Along with a vintage Pierre Jeanneret desk, Applebaum chose two vintage Italian club chairs covered in cotton velvet. The room has two walls of floor-to-ceiling bookshelves, she explains, and she wanted to provide comfortable seating for when work ended and reading or conversing began. The clients’ small-scale skull painting introduces a touch of the macabre.
When Alexa Lameiras and Katelyn Pascavis, founders of Two Muse Studios, took on the gut renovation of a contemporary house in the Hancock Park neighborhood of Los Angeles, they addressed specific concerns in designing the lounge.
The vibey den, where the client can entertain friends and watch movies, sits right off the open-format living room, dining room and kitchen. And, explains Pascavis, “we didn’t want the entrance to draw attention away from the main living area, so we camouflaged it in a wall of millwork.”

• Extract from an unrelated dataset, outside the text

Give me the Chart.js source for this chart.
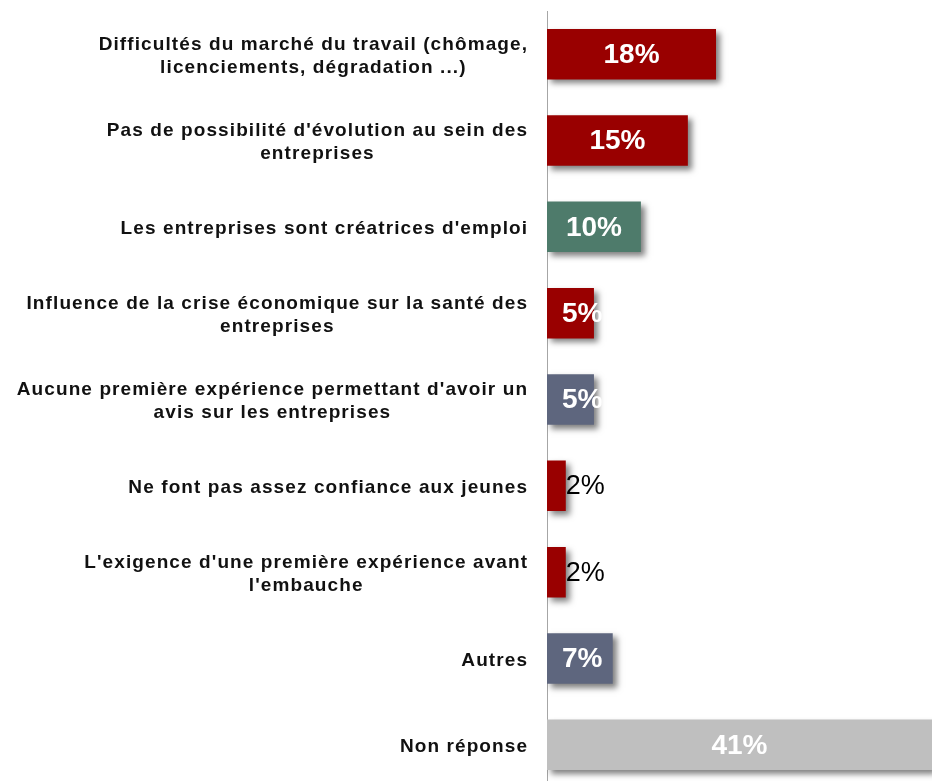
<!DOCTYPE html>
<html>
<head>
<meta charset="utf-8">
<script src="https://cdn.jsdelivr.net/npm/chart.js@4"></script>
<style>
  html, body { margin: 0; padding: 0; background: #fff; overflow: hidden; }
  #wrap { position: relative; width: 932px; height: 788px; }
</style>
</head>
<body>
<div id="wrap"><canvas id="reasonschart"></canvas></div>
<script>
const categories = [
  ["Difficultés du marché du travail (chômage,", "licenciements, dégradation ...)"],
  ["Pas de possibilité d'évolution au sein des", "entreprises"],
  ["Les entreprises sont créatrices d'emploi"],
  ["Influence de la crise économique sur la santé des", "entreprises"],
  ["Aucune première expérience permettant d'avoir un", "avis sur les entreprises"],
  ["Ne font pas assez confiance aux jeunes"],
  ["L'exigence d'une première expérience avant", "l'embauche"],
  ["Autres"],
  ["Non réponse"],
];
const values = [18, 15, 10, 5, 5, 2, 2, 7, 41];
const barColors = ["#990000", "#990000", "#4e7b6b", "#990000", "#5e667e", "#990000", "#990000", "#5e667e", "#bfbfbf"];

// soft drop shadow under the bars
const shadowPlugin = {
  id: "barShadow",
  beforeDatasetsDraw(chart) {
    const ctx = chart.ctx;
    ctx.save();
    ctx.shadowColor = "rgba(0,0,0,0.5)";
    ctx.shadowBlur = 6;
    ctx.shadowOffsetX = 4;
    ctx.shadowOffsetY = 4;
  },
  afterDatasetsDraw(chart) {
    chart.ctx.restore();
  },
};

// value labels inside bars, category labels on the left
const labelPlugin = {
  id: "labels",
  afterDatasetsDraw(chart) {
    const ctx = chart.ctx;
    const meta = chart.getDatasetMeta(0);
    ctx.save();
    ctx.textBaseline = "middle";
    meta.data.forEach((bar, i) => {
      const v = values[i];
      const txt = v + "%";
      if (v <= 2) {
        ctx.font = "27px 'Liberation Sans', Arial, sans-serif";
        ctx.fillStyle = "#000";
        ctx.textAlign = "left";
        ctx.fillText(txt, bar.x, bar.y + 1);
      } else {
        ctx.font = "bold 28px 'Liberation Sans', Arial, sans-serif";
        ctx.fillStyle = "#fff";
        ctx.textAlign = "center";
        const w = ctx.measureText(txt).width;
        const right = Math.min(bar.x, chart.width);
        const cx = Math.max((bar.base + right) / 2, bar.base + 15 + w / 2);
        ctx.fillText(txt, cx, bar.y + 1);
      }
    });

    const yScale = chart.scales.y;
    ctx.font = "bold 19px 'Liberation Sans', Arial, sans-serif";
    ctx.letterSpacing = "1.1px";
    ctx.fillStyle = "#111";
    ctx.textAlign = "left";
    const lineH = 23;
    categories.forEach((lines, i) => {
      const yc = yScale.getPixelForValue(i) + 2;
      const widths = lines.map((l) => ctx.measureText(l).width - 1.1);
      const maxW = Math.max(...widths);
      const cx = 527 - maxW / 2;
      const y0 = yc - ((lines.length - 1) * lineH) / 2;
      lines.forEach((l, k) => ctx.fillText(l, cx - widths[k] / 2, y0 + k * lineH));
    });
    ctx.restore();
  },
};

new Chart(document.getElementById("reasonschart"), {
  type: "bar",
  data: {
    labels: categories,
    datasets: [
      {
        data: values,
        backgroundColor: barColors,
        borderWidth: 0,
        categoryPercentage: 1,
        barPercentage: 0.585,
      },
    ],
  },
  options: {
    indexAxis: "y",
    responsive: true,
    maintainAspectRatio: false,
    animation: false,
    layout: { padding: { left: 539, top: 11, right: 0, bottom: 0 } },
    scales: {
      x: { display: false, min: 0, max: 41 },
      y: {
        ticks: { display: false },
        grid: { display: false },
        border: { display: true, color: "#a6a6a6", width: 1 },
      },
    },
    plugins: {
      legend: { display: false },
      tooltip: { enabled: false },
    },
  },
  plugins: [shadowPlugin, labelPlugin],
});
</script>
</body>
</html>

From the outside, it looks like another cabinet door. “Once opened, you enter through the light portal and into a moody bar,” the designer says. “We took great care designing the integrated LEDs to create a playful mood in this hidden space.”
“Our clients’ first request was for a red room,” says Haley Pearson, of JP Interiors, describing a project on Chicago’s Lakeshore Drive. “We knew we wanted to incorporate their favorite color into the family room, which doubles as a library. But the light in the eastern-facing space changes the shade of red throughout the day, making it dynamic but challenging to nail down the perfect color.”
She and the firm’s cofounder, her mother, Karen Pearson, had the built-ins and walls painted in Benjamin Moore’s glossy Dinner Party, then added a hand-knotted checkered rug by Stark and a metal-and-crystal light fixture by Paul Ferrante. A custom sectional upholstered in a soft woven cotton and contemporary swivel chairs covered in bouclé complete the cozy reading room.
“We wanted a distinctive, masculine vibe for this bathroom, which is just off a man’s office,” says Palmer Weiss, speaking about her firm’s work on a home in the Presidio Heights neighborhood of San Francisco. “The space is tucked into the side of the house on the top floor, and while it has a window, the glass is etched for privacy, so it is naturally dark.”
To keep the full bath from being gloomy, Weiss used polished stone, glossy tile and brass hardware, all sourced from Waterworks, to reflect the light and add a glow.
The Alphabet Bar & Café inside the Moxy East Village — a hip hotel in downtown Manhattan — is a large space made more welcoming by the mix of dark and soft shades.
“The moodiness of the hotel lounge is directly tied to the story of the neighborhood’s alluring, rebellious, creative and freewheeling history. It’s where some of the city’s most defining art and culture were created,” says Brad Zuger, who led Rockwell Group’s design of the interiors. “The lounge features a communal seating cluster, swings, a Skee-Ball lane and a carpet that looks like the remnants of a street-art installation.”
Because of the room’s size, most of the furnishings, including the rug, were custom-made. The rug’s colorful energetic swishes provide the base palette for the modular seating, lounge chairs and cocktail tables.
In a new-construction duplex in the Chelsea section of Manhattan, designer Andre Mellone found large, sun-filled rooms — with one exception. “There was a very small space that we turned into the TV room,” he says. “The sofa had to fit just right, and we darkened everything to make it feel like a mini movie theater.”
Mellone added millwork that fits a row of books, for warmth and compositional interest and also to make the space multifunctional. The furnishings include a custom-made sofa, as well as a Ludwig Mies van der Rohe Barcelona chair and ottoman. The metal table is by Rick Owens, and the 1930s Swedish bronze vase is by GAB Guldsmedsaktiebolaget.